Permanent iodine 125 brachytherapy in patients with progressive or recurrent glioblastoma multiforme

AUTHOR(S)
Larson, David A.; Suplica, Jeffrey M.; Chang, Susan M.; Lamborn, Kathleen R.; McDermott, Michael W.; Sneed, Penny K.; Prados, Michael D.; Wara, William M.; Nicholas, M. Kelly; Berger, Mitchel S.
PUB. DATE
April 2004
SOURCE
Neuro-Oncology;Apr2004, Vol. 6 Issue 2, p119
SOURCE TYPE
Academic Journal
DOC. TYPE
Article
ABSTRACT
This study reports the initial experience at the University of California San Francisco (UCSF) with tumor resection and permanent, low-activity iodine 125 (¹ ² ⁵I) brachytherapy in patients with progressive or recurrent glioblastoma multiforme (GM) and compares these results to those of similar patients treated previously at UCSF with temporary brachytherapy without tumor resection.

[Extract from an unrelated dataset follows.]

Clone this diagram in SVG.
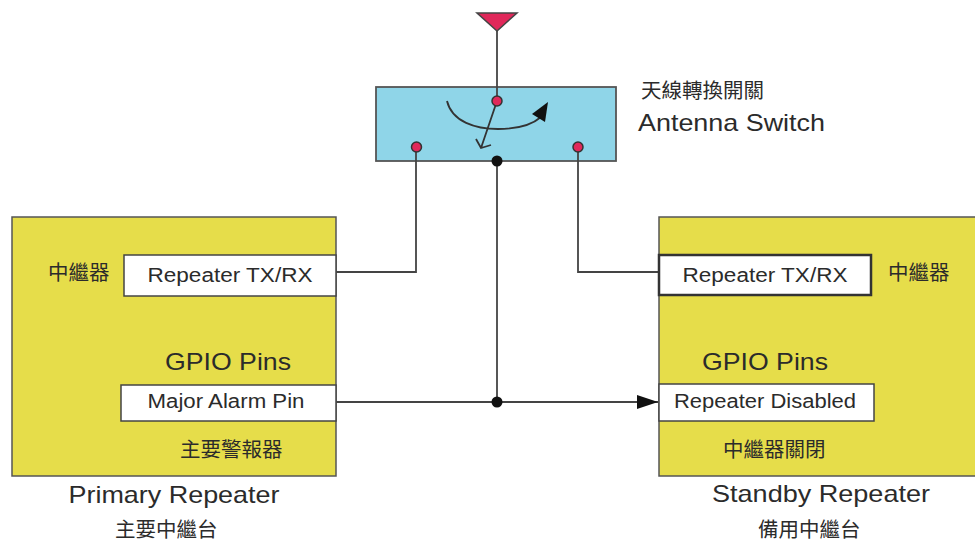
<svg xmlns="http://www.w3.org/2000/svg" width="975" height="542" viewBox="0 0 975 542">
<style>
text{font-family:"Liberation Sans","Noto Sans CJK TC",sans-serif;fill:#2b2b2b}
.cjk{font-family:"Noto Sans CJK TC",sans-serif;font-size:20.500px}
.s{font-size:20px}.m{font-size:24px}
.box{fill:#e6dd4a;stroke:#555;stroke-width:1.5}
.wb{fill:#fff;stroke:#444;stroke-width:1.5}
.ln{fill:none;stroke:#444;stroke-width:1.800}
.pin{fill:#e0285a;stroke:#333;stroke-width:1.5}
</style>
<defs><marker id="arr" markerUnits="userSpaceOnUse" markerWidth="22" markerHeight="14" refX="21" refY="7" orient="auto"><path d="M0 0L21 7L0 14Z" fill="#111"/></marker></defs>
<rect width="975" height="542" fill="#fff"/>
<g id="antenna-switch">
<rect x="376" y="87" width="240" height="74" fill="#8fd5e8" stroke="#555" stroke-width="1.800"/>
<path d="M447 101C452 122 476 129 498 129C518 129 533 124 541 117" fill="none" stroke="#333" stroke-width="1.800"/>
<path d="M548 102L545 122L532 114Z" fill="#111"/>
<path d="M497 101L481 148M476 139L481 148L491 145" fill="none" stroke="#333" stroke-width="1.800"/>
<text x="641" y="98" class="cjk">天線轉換開關</text>
<text x="638" y="131" class="m" textLength="187" lengthAdjust="spacingAndGlyphs">Antenna Switch</text>
</g>
<g id="antenna"><path d="M477 13H517L497 31Z" fill="#e0285a" stroke="#444" stroke-width="1.5"/></g>
<g id="connectors">
<path class="ln" d="M497 31V101"/>
<path class="ln" d="M336 272H416V147"/>
<path class="ln" d="M658 272H578V147"/>
<path class="ln" d="M497 161V402"/>
<path class="ln" d="M336 402H658" marker-end="url(#arr)"/>
</g>
<g id="primary-repeater">
<rect class="box" x="12" y="217" width="324" height="259"/>
<text x="48" y="280" class="cjk">中繼器</text>
<rect class="wb" x="124" y="255" width="212" height="41"/>
<text x="230" y="282" class="s" text-anchor="middle" textLength="165" lengthAdjust="spacingAndGlyphs">Repeater TX/RX</text>
<text x="228" y="370" class="m" text-anchor="middle" textLength="126" lengthAdjust="spacingAndGlyphs">GPIO Pins</text>
<rect class="wb" x="121" y="385" width="215" height="36"/>
<text x="226" y="408" class="s" text-anchor="middle" textLength="157" lengthAdjust="spacingAndGlyphs">Major Alarm Pin</text>
<text x="180" y="457" class="cjk">主要警報器</text>
<text x="174" y="503" class="m" text-anchor="middle" textLength="211" lengthAdjust="spacingAndGlyphs">Primary Repeater</text>
<text x="115" y="537" class="cjk">主要中繼台</text>
</g>
<g id="standby-repeater">
<rect class="box" x="659" y="217" width="325" height="259"/>
<rect x="659" y="255" width="212" height="40" fill="#fff" stroke="#333" stroke-width="2.5"/>
<text x="765" y="282" class="s" text-anchor="middle" textLength="165" lengthAdjust="spacingAndGlyphs">Repeater TX/RX</text>
<text x="888" y="280" class="cjk">中繼器</text>
<text x="765" y="370" class="m" text-anchor="middle" textLength="126" lengthAdjust="spacingAndGlyphs">GPIO Pins</text>
<rect class="wb" x="659" y="384" width="215" height="37"/>
<text x="765" y="408" class="s" text-anchor="middle" textLength="182" lengthAdjust="spacingAndGlyphs">Repeater Disabled</text>
<text x="723" y="457" class="cjk">中繼器關閉</text>
<text x="821" y="502" class="m" text-anchor="middle" textLength="218" lengthAdjust="spacingAndGlyphs">Standby Repeater</text>
<text x="758" y="537" class="cjk">備用中繼台</text>
</g>
<g id="junctions">
<circle class="pin" cx="497" cy="101" r="5"/>
<circle class="pin" cx="416.500" cy="147" r="5"/>
<circle class="pin" cx="578" cy="147" r="5"/>
<circle cx="497" cy="161" r="5.500" fill="#111"/>
<circle cx="497" cy="402" r="5.500" fill="#111"/>
</g>
</svg>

Thirtyeight patients with progressive or recurrent GM were treated at UCSF with repeat craniotomy, tumor resection, and permanent, low-activity ¹ ² ⁵I brachytherapy between June 1997 and May 1998. Selection criteria were Karnofsky performance score ⩾60, unifocal, contrastenhancing, well-circumscribed progressive or recurrent GM that was judged to be completely resectable, and no evidence of leptomeningeal or subependymal spread. The median brachytherapy dose 5 mm exterior to the resection cavity was 300 Gy (range, 150–500 Gy). One patient was excluded from analysis. Median survival was 52 weeks from the date of brachytherapy. Age, Karnofsky performance score, and preimplant tumor volume were all statistically significant on univariate analyses. Multivariate analysis for survival showed only age to be significant. Median time to progression was 16 weeks. Both univariate and multivariate analysis of freedom from progression showed only preoperative tumor volume to be significant. Comparison to temporary brachytherapy patients showed no apparent difference in survival time. Chronic steroid requirements were low in patients with minimal postoperative residual tumor. We conclude that permanent ¹ ² ⁵I brachytherapy for recurrent or progressive GM is well tolerated. Survival time was comparable to that of a similar group of patients treated with temporary brachytherapy.